Les fonctions de la poussière
La poussière, en effet, cette matière impondérable qui court, danse, voltige, tourbillonne par les airs, n'est pas uniquement ouvrière de saleté, d'éternuements, de troubles domestiques. La poussière est un élément de vie universelle qui tient glorieusement son rôle à coté de l'eau, de l'air, du vent, de la lumière, de la
planète et des étoiles de la nuit. Elle est une force cosmique dont nous ne pourrions nous passer.
La danse des atomes
Elle ne connaît pas le repos. Dans le vent, la pluie, les tempêtes, dans le calme de m'atmosphère elle va, elle vient, monte et retombe sur le sol, fait au globe tout entier, dans sa course autour du Soleil, ses balancements sur lui-même et sa propre révolution, un léger manteau translucide, un voile baigné d'air, brodé d'azur et de lumière. Quelquefois, quand le vent, les pas ou les roues la font se lever sur les routes, ou quand un rayon la
traverse dans une chambre obscure, nous la voyons, nous la touchons, elle est presque matière compacte, et c'est alors que nous ne trouvons pas de mots assez cruels pour qualifier son rôle. Mais presque toujours, nous ignorons sa présence, alors que nous la respirons, que nous vivons en elle et qu'elle organise pour nous, avec ses milliards d'ouvriers invisibles, la vie du globe où nous vivons.
Des milliards de débris
Elle remplit l'espace. Arrachée au flanc de la Terre par les troubles de l'atmosphère, elle se mêle aux cendres des volcans, au sel que l'eau des mers éparpille dans l'étendue, au charbon, aux fragments des bolides, aux résidus des combustibles de nos demeures, aux spores, aux pollens, aux débris organiques emportés par le vent. Elle est partout: dans les espaces libres, à la surface de la Terre, il y en aurait par centimètre cube 32 000 grains après la pluie, 130 000 pendant la sécheresse ; sur les toits des cités, on en trouve lus de 5 000 000 et près de 1 900 000 dans les appartements.

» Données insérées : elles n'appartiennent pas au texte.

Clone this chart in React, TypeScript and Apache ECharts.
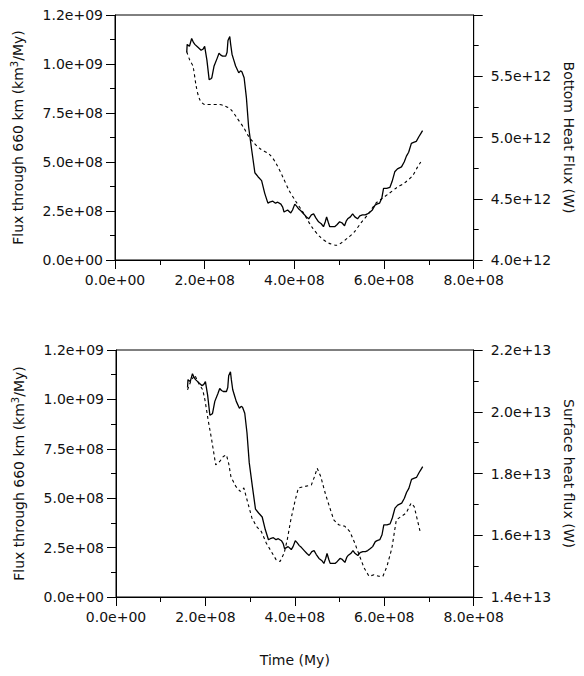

Il y en a des centaines encore au sommet des montagnes et tel marin en recueillit vingt-quatre barils en pleine mer, de New York à San Francisco, bois, cuir, terre végétale, fer, sable, débris organiques, microbes !
La poussière et le vent
Les vents qui la soulèvent, c'est elle qui contribue le plus à les créer. Elle gît en étendues immenses en Afrique, en Asie, dans le Sahara, le Gobi, la Perse, l'Arabie. Le jour, ces grands espaces deviennent brûlants en quelques heures ; la nuit, il rayonnent et se glacent, et l'air dilaté sous le Soleil ou concentré sous les étoiles monte ou descend et crée du pôle à l'équateur les courants qui balaient le monde. et ces déserts font germer les forêts, puisque le vent distribue les nuages, et que les nuages eux-mêmes se ramassent de préférence autour des noyaux poussiéreux, plus froids que l'air qui les entoure.
Et c'est encore la poussière dispersée au-dessus des plaines qui pulvérise et tamise la pluie et l'empêche de ruisseler en nappes sur les cités et les récoltes. Autant que l'eau, autant que le Soleil, elle féconde la planète
La lumière du jour
Pour certains (Pr Escriche, de Barcelone) le ciel serait noir si la poussière n'était là pour arrêter à leur passage les petites ondes du spectre (bleu, indigo). Elle condense la chaleur dans les couches de l'atmosphère, réfléchit en les diffusant les nappes d'or qui pleuvent su Soleil, elle fait saigner les couchants et s'illuminer les aurores. Par elle, l'image fleurit dans l'âme ingénue des poètes, et la lyre, sans le savoir, la venge du balai.